Grey, what you have listed are principles. Principles often divide us while values are broader and tend to bind people around a common goal: food for the hungry, shelter for the homeless, equal rights for all humans, etc. Your principles are more personal, as you have expressed above. I respect and appreciate your principles. What are your values?


----------



## StrixAluco (Apr 8, 2011)

I value responsibility and reason because responsibility is useless if you keep doing everything wrong and have no principles.


----------



## nevermore (Oct 1, 2010)

The terms seem muddled in common speech. Their origin and way of expression might be different, but in terms of results I see little different between a value and a principle.

They also seem to go beyond T and F. Honestly, I'd actually say the only function that doesn't give me any "values" is Ne. Fe and even Si contribute (Fe is obvious; Si chiefly gives me my values relating to responsibility and doing your part to uphold the common peace and other things my Ti approves of).

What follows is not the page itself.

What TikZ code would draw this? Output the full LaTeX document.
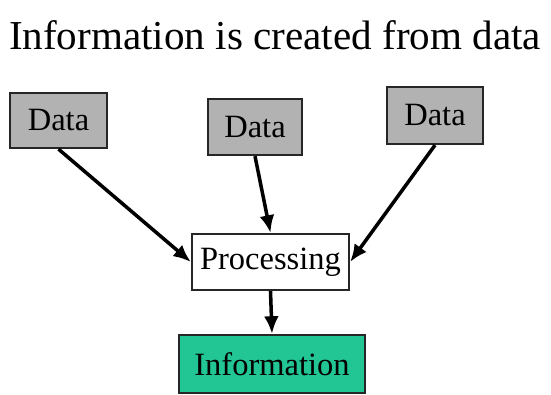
\documentclass[tikz,border=0pt]{standalone}
\usepackage{fontspec}
\setmainfont{Liberation Serif}
\usetikzlibrary{arrows.meta}
\definecolor{datagray}{RGB}{178,178,178}
\definecolor{infogreen}{RGB}{34,198,148}
\tikzset{
  box/.style={draw=black!85, line width=1.3pt, inner sep=0pt,
    font=\fontsize{18.5}{20}\selectfont},
  databox/.style={box, fill=datagray},
  flow/.style={line width=2pt, -{Latex[length=10pt,width=8.5pt]}}
}
\begin{document}
\begin{tikzpicture}[x=0.02cm, y=0.02cm]
  \useasboundingbox (0,0) rectangle (551,395);
  \node (title) at (275,360) {\fontsize{23.4}{26}\selectfont Information is created from data};
  \draw
    (58.5,274.5) node[databox, minimum width=1.94cm, minimum height=1.1cm] (d1){Data}
    (255,268) node[databox, minimum width=1.88cm, minimum height=1.12cm] (d2){Data}
    (435,279.5) node[databox, minimum width=1.92cm, minimum height=1.14cm] (d3){Data}
    (270.5,133) node[box, fill=white, minimum width=3.14cm, minimum height=1.12cm] (proc){Processing}
    (272,31) node[box, fill=infogreen, minimum width=3.72cm, minimum height=1.16cm] (info){Information};
  \begin{scope}[flow]
    \draw (d1.south) -- (proc.west);
    \draw (d2.south) -- (proc.north);
    \draw (d3.south) -- (proc.east);
    \draw (proc.south) -- (info.north);
  \end{scope}
\end{tikzpicture}
\end{document}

I understand the difference in the MB context, being related to human-centered harmony in the case of F and consistency and efficiency in the case of T. But it gets confusing for me, because I naturally care about myself and other human beings' welfare, and so when I apply consistency and efficiency to the task of making human beings happy it may lead to conclusions that seem like values, though they were not arrived at the way an F would. Fair treatment and the value of individualism also seem inextricably linked my Ti.


----------



## niss (Apr 25, 2010)

Aaron Timlin said:


> Grey, what you have listed are principles. Principles often divide us while values are broader and tend to bind people around a common goal: food for the hungry, shelter for the homeless, equal rights for all humans, etc. Your principles are more personal, as you have expressed above. I respect and appreciate your principles. What are your values?


Principles are timeless and universal. Values are developed through our interpretation and understanding of those principles, and reflect an ongoing attempt to align ourselves with those same principles.

What Grey has cited are values.

BTW, you do know that this thread is over a year old, right?


----------



## StrixAluco (Apr 8, 2011)

OrangeAppled said:


> Principles are basic truths I believe in, which have a universal element. They are broad and serve as a foundation for my personal values. Principles tend to be non-negotiable, but values can change or grow as I change & grow.


How do you know that your principles aren't values which seem universal ?


----------



## OrangeAppled (Jun 26, 2009)

StrixAluco said:


> How do you know that your principles aren't values which seem universal ?


Values are personal in the sense they apply to me. They are in relation to MY needs & preferences. Principles are standards which I apply to world. In that sense, they have a universal element; they're concepts I see as relevant to others. _I_ don't claim they are universal in the sense that they are objective moral standards, which is what I think _you_ are implying.


----------



## StrixAluco (Apr 8, 2011)

OrangeAppled said:


> Values are personal in the sense they apply to me. They are in relation to MY needs & preferences. Principles are standards which I apply to world. In that sense, they have a universal element; they're concepts I see as relevant to others. _I_ don't claim they are universal in the sense that they are objective moral standards, which is what I think _you_ are implying.


Thank you, I was just asking for clarification on what the universal element meant for you.


----------



## Eric B (Jun 18, 2010)

The best terms for T vs F seem to be "technical" vs "humane" considerations. You could think of it as "impersonal" vs "personal", but "personal" is very ambiguous in itself. (Like it's used for any introverted function at times).


----------